A Movie Editor's Tips for Surviving Hollywood
Advice for film students on editing, networking, and thriving in the film industry
Vashi Nedomansky is an American Cinema Editor with credits on films and TV shows like Gone Girl, Deadpool, House of Cards, and The Good Doctor. He's collaborated on projects with major Hollywood directors and cofounded his own business, VashiVisuals.
During a presentation at Full Sail’s Hall of Fame Week, Vashi shared his experiences and offered a range of useful advice to students, including these nine valuable tips for aspiring film editors.
1. Networking Gets Work
"The most important people here are the ones around you," says Vashi. In fact, some of the first projects Vashi was a part of were alongside Full Sail grads like Brett Novak, and, as Vashi explains, "there's probably going to be a Full Sail alum somewhere, and that's a really powerful group to maintain contact with and forge a relationship with.”
2. Break Down Tasks into Smaller Components
According to Vashi, "the average film has 1300 cuts... 1300 pieces to an invisible puzzle... with endless combinations." Editing a film can be an overwhelming task, so to stay in the right frame of mind and do your best work, Vashi says organization is key. "That happens first and foremost and has to happen before you even push a button."
"Always break it down into the smallest components that you can manage," he says. That means organizing the information, assets, knowledge, and communication with producers, directors, and other creatives on the project into distinct and easily manageable bits.
3. Make Every Edit Count
According to Vashi, "pretty good" is never good enough for an editor.
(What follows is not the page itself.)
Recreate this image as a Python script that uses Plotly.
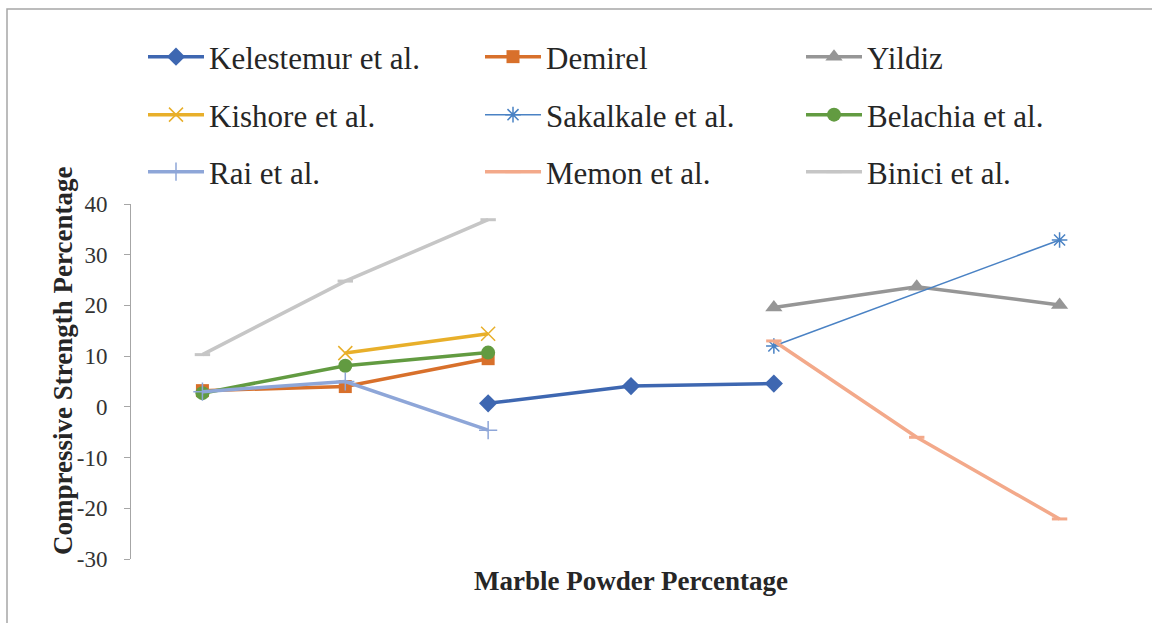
import plotly.graph_objects as go

# Marble powder replacement levels (category slots along the x axis, unlabeled)
positions = [1, 2, 3, 4, 5, 6, 7]

# Compressive strength change (%) reported by each study
kelestemur = [None, None, 0.7, 4.1, 4.6, None, None]
demirel = [3.2, 4.0, 9.5, None, None, None, None]
yildiz = [None, None, None, None, 19.6, 23.7, 20.1]
kishore = [None, 10.6, 14.4, None, None, None, None]
sakalkale = [None, None, None, None, 12.0, None, 32.9]
belachia = [2.7, 8.1, 10.7, None, None, None, None]
rai = [3.0, 5.0, -4.6, None, None, None, None]
memon = [None, None, None, None, 13.0, -6.0, -22.1]
binici = [10.3, 24.8, 36.9, None, None, None, None]

y_ticks = [-30, -20, -10, 0, 10, 20, 30, 40]
y_tick_text = [str(v) for v in y_ticks]

FONT = "Liberation Serif"

series = [
    # name, values, color, marker symbol, marker size, line width
    ("Kelestemur et al.", kelestemur, "#3E67B1", "diamond", 14, 3.5),
    ("Demirel", demirel, "#D8702B", "square", 13, 3.5),
    ("Yildiz", yildiz, "#969696", "triangle-up", 15, 3.5),
    ("Kishore et al.", kishore, "#E8AF2A", "x-thin-open", 14, 3.5),
    ("Sakalkale et al.", sakalkale, "#4A82C4", "asterisk-open", 13, 1.5),
    ("Belachia et al.", belachia, "#629B41", "circle", 14, 3.5),
    ("Rai et al.", rai, "#8EA6D8", "cross-thin-open", 13, 3.5),
    ("Memon et al.", memon, "#F3A98A", "line-ew-open", 11, 3.5),
    ("Binici et al.", binici, "#C6C6C6", "line-ew-open", 11, 3.5),
]

# Plot area in pixels: x 131..1131, y 204..559
W, H = 1152, 623
L, R, T, B = 131, 21, 204, 64
pw, ph = W - L - R, H - T - B


def px(x):
    return (x - L) / pw


def py(y):
    return (H - B - y) / ph


# Legend grid: 3 columns x 3 rows, one small legend per entry
legend_cols = [143, 480, 801]
legend_rows = [57, 115, 172]

fig = go.Figure()
legend_layouts = {}
for i, (name, vals, color, symbol, size, lw) in enumerate(series):
    key = "legend" if i == 0 else f"legend{i + 1}"
    if symbol.startswith("line"):
        mlw = 3
    elif symbol.endswith("open"):
        mlw = 1.5
    else:
        mlw = 0
    fig.add_trace(go.Scatter(
        x=positions, y=vals, name=name, mode="lines+markers",
        connectgaps=True, legend=key,
        line=dict(color=color, width=lw),
        marker=dict(symbol=symbol, size=size, color=color,
                    line=dict(color=color, width=mlw)),
    ))
    legend_layouts[key] = dict(
        x=px(legend_cols[i % 3]), y=py(legend_rows[i // 3]),
        xanchor="left", yanchor="middle", orientation="h",
        font=dict(family=FONT, size=31, color="#262626"),
        bgcolor="rgba(0,0,0,0)", itemwidth=56,
    )

fig.update_layout(
    width=W, height=H,
    margin=dict(l=L, r=R, t=T, b=B),
    paper_bgcolor="white", plot_bgcolor="white",
    showlegend=True,
    xaxis=dict(range=[0.5, 7.5], showticklabels=False, ticks="",
               showline=False, showgrid=False, zeroline=False),
    yaxis=dict(range=[-30, 40], tickvals=y_ticks, ticktext=y_tick_text,
               showgrid=False, zeroline=False, showline=True,
               linecolor="#A6A6A6", linewidth=1,
               ticks="outside", ticklen=6, tickcolor="#A6A6A6",
               ticklabelstandoff=12,
               tickfont=dict(family=FONT, size=23, color="#333333")),
    shapes=[dict(type="rect", xref="paper", yref="paper",
                 x0=px(7), x1=px(1170), y0=py(640), y1=py(9),
                 line=dict(color="#A6A6A6", width=1.5), layer="below")],
    annotations=[
        dict(text="<b>Marble Powder Percentage</b>", xref="paper", yref="paper",
             x=px(631), y=py(581), xanchor="center", yanchor="middle",
             showarrow=False, font=dict(family=FONT, size=27, color="#262626")),
        dict(text="<b>Compressive Strength Percentage</b>", xref="paper", yref="paper",
             x=px(63), y=py(361), xanchor="center", yanchor="middle", textangle=-90,
             showarrow=False, font=dict(family=FONT, size=27, color="#262626")),
    ],
    **legend_layouts,
)

fig.write_html("out.html")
He advises students to set a higher bar for themselves personally if they want to work in Hollywood and beyond. "It has to be as close to perfection as you can get within the time constraints," he says.
"Every edit is the most important decision at that moment. That one decision affects every cut before and after it. That one decision can make or break the entire story."
4. Sound Is the Glue
Because sound can make or break a cut, Vashi recommends spending a substantial amount of time on perfecting audio. For him, it's all a part of keeping the audience in the moment. "You want it to be seamless," he explains. "You want the viewers to be engrossed and caught up in the moment. And audio will help you get there a lot faster."
5. Protect Yourself
Vashi is candid about his experience with disappointment in the industry, or "tales from the trenches." He tells students about a time he wasn't paid for work he completed because of paperwork technicalities, warning them to prepare for moments like this. "Sometimes you'll get screwed, and that's absolutely normal and part of the game," he says.
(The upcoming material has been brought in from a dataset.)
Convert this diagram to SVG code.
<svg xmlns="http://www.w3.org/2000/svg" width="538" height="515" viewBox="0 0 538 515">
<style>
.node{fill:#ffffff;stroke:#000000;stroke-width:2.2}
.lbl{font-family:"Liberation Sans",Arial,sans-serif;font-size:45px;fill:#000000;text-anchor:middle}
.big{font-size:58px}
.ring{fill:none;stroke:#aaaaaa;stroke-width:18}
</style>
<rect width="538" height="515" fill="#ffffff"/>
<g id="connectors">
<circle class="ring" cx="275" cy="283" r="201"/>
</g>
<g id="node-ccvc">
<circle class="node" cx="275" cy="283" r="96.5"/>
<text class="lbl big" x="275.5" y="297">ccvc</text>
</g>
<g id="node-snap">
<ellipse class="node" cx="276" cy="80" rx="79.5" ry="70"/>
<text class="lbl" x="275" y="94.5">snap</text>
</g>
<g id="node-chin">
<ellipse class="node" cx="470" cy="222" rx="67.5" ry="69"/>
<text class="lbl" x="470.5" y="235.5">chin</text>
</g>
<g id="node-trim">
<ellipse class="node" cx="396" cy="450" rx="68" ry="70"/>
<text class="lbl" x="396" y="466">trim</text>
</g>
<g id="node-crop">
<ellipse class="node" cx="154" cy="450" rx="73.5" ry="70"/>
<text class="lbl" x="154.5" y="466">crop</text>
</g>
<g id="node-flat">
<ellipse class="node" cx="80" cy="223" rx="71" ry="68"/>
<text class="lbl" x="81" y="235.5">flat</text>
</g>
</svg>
6. Always Be Open to Opportunities
"I almost never say no," says Vashi about his time starting out as a filmmaker. He says that by being willing to jump onto new projects -- even the trivial or lesser known ones -- new filmmakers can set themselves up to meet the right people and open more doors down the road.
7. Find Your People
It's important to find who you work well with and build a core group of producers and directors you can trust. He uses Thelma Schoonmaker, the film editor that's partnered with Martin Scorsese for over 50 years, as an example.
The trust you build in these relationships takes off the pressure to constantly prove yourself with each new job, he explains. Instead, it makes you a stronger, more intuitive team. "Those relationships last forever," says Vashi, "and it makes both people more powerful and a better film maker."
8. Absorb As Much As Possible
As the film editor for Sharknado II, Vashi says the movie gets a lot of snickers when he mentions it, but in reality, he learned a lot about being an editor behind the scenes. He praised the team's ability to deliver on time, on budget, and to make money with the majority of their films. In fact, he says the post-production setup and level of organization on Sharknado II surpassed some of the biggest films he's worked on.
9. Edit from the Heart
"Film editing is a mechanical process. Storytelling is an emotional craft that benefits from life experiences," says Vashi. While understanding technique and knowing how to use all of the right tools and software is imperative, he says, "everything else is purely emotional." He encourages students to approach editing "with the heart and the gut."